Besides, as the Holy Guardian Angel, he does not simply go forth, inseminates and is done with it, like the Knight. He
engages with the world, and so needs a chariot. The idea of duality is shown by the Lovers connecting Binah and Tiphareth. A chariot is something you sit in, that moves, and as the Lovers is the first card in which two figures are shown, we have the idea of force (Chochma) entering space (Binah), with their offspring being the Prince.
But seriously, there seems to be a missing link there that I'm just not getting.
I'm familiar with the Wang deck and the Cicero deck, so I understand this change can be seen as jarring. However, it looks like a great deal of research was put into the decision, so it wasn't just an arbitrary change merely to make RWS users comfortable.

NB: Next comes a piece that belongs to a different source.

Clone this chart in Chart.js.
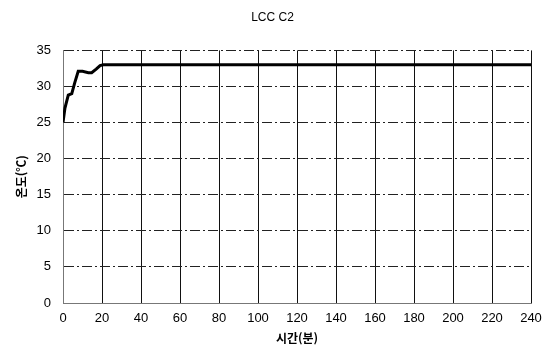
<!DOCTYPE html>
<html lang="ko">
<head>
    <meta charset="UTF-8">
    <script src="https://cdn.jsdelivr.net/npm/chart.js"></script>
    <style>
        html, body { margin: 0; padding: 0; background: #fff; }
        #wrap { width: 556px; height: 351px; }
    </style>
</head>
<body>
    <div id="wrap"><canvas id="chart"></canvas></div>

    <script>
        // time (min) and temperature (C)
        const times = [0, 1, 2.7, 4.5, 6, 7.8, 10, 13, 14.7, 17, 19, 20.7, 30, 60, 120, 180, 240];
        const temps = [25, 27, 28.8, 29, 30.5, 32.1, 32.1, 31.9, 31.9, 32.4, 32.9, 33, 33, 33, 33, 33, 33];
        const xTicks = [0, 20, 40, 60, 80, 100, 120, 140, 160, 180, 200, 220, 240];
        const yTicks = [0, 5, 10, 15, 20, 25, 30, 35];

        const pts = times.map((t, i) => ({ x: t, y: temps[i] }));
        const tickFont = { family: 'Liberation Sans, Arial, sans-serif', size: 13 };

        const ctx = document.getElementById('chart').getContext('2d');
        new Chart(ctx, {
            type: 'line',
            data: {
                datasets: [{
                    data: pts,
                    borderColor: '#000',
                    borderWidth: 3,
                    pointRadius: 0,
                    tension: 0
                }]
            },
            options: {
                responsive: true,
                maintainAspectRatio: false,
                animation: false,
                layout: { padding: { left: 14, right: 25, top: 0, bottom: 5 } },
                plugins: {
                    legend: { display: false },
                    tooltip: { enabled: false },
                    title: {
                        display: true,
                        text: 'LCC C2',
                        color: '#000',
                        font: { family: 'Liberation Sans, Arial, sans-serif', size: 12, weight: 'normal' },
                        padding: { top: 10, bottom: 26 }
                    }
                },
                scales: {
                    x: {
                        type: 'linear',
                        min: 0,
                        max: 240,
                        afterBuildTicks: ax => { ax.ticks = xTicks.map(v => ({ value: v })); },
                        ticks: { color: '#000', font: tickFont, padding: 8, maxRotation: 0 },
                        grid: { color: '#111', lineWidth: 1, drawTicks: false },
                        border: { color: '#777', width: 1 },
                        title: {
                            display: true,
                            text: '시간(분)',
                            color: '#000',
                            font: { family: 'Noto Sans CJK KR, sans-serif', size: 12, weight: 'bold' },
                            padding: { top: -3, bottom: 0 }
                        }
                    },
                    y: {
                        min: 0,
                        max: 35,
                        afterBuildTicks: ax => { ax.ticks = yTicks.map(v => ({ value: v })); },
                        afterFit: ax => { ax.width = 49; },
                        ticks: { color: '#000', font: tickFont, padding: 12 },
                        grid: { color: '#222', lineWidth: 1, drawTicks: false },
                        border: { color: '#777', width: 1, dash: [10, 3, 2, 3] },
                        title: {
                            display: true,
                            text: '온도(℃)',
                            color: '#000',
                            font: { family: 'Noto Sans CJK KR, sans-serif', size: 12, weight: 'bold' },
                            padding: { top: 0, bottom: 0 }
                        }
                    }
                }
            }
        });
    </script>
</body>
</html>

Nick Farrell is a formidable scholar, and really knows his stuff. Like I said, I don't have to agree with him, but concede that there must have been a reason for what he did. Heck, I don't completely agree with Crowley on a few things, and that's nothing short of
blasphemy! Don't get me started on his Lovers! Still, this is the kind of innovation I love, because it is a
true innovation. It isn't "RWS with gnomes" that passes for occult innovation today.
I haven't read what Case wrote, but I have his deck that I colored decades ago. I pulled them out the other day and his deck is very RWS--he has Knights on horses and Kings on thrones--nobody's in a chariot.
It's the thrones, they fulfill the role of the chariot, albeit unsatisfactorily (in my opinion). This probably stems from the differences in Waite's view of the HGA in general, and the role of the initiate in achieving Knowledge and Conversation. In one instance, he seems to meet you halfway (with the chariot). In the other, you have to go to him (on the throne).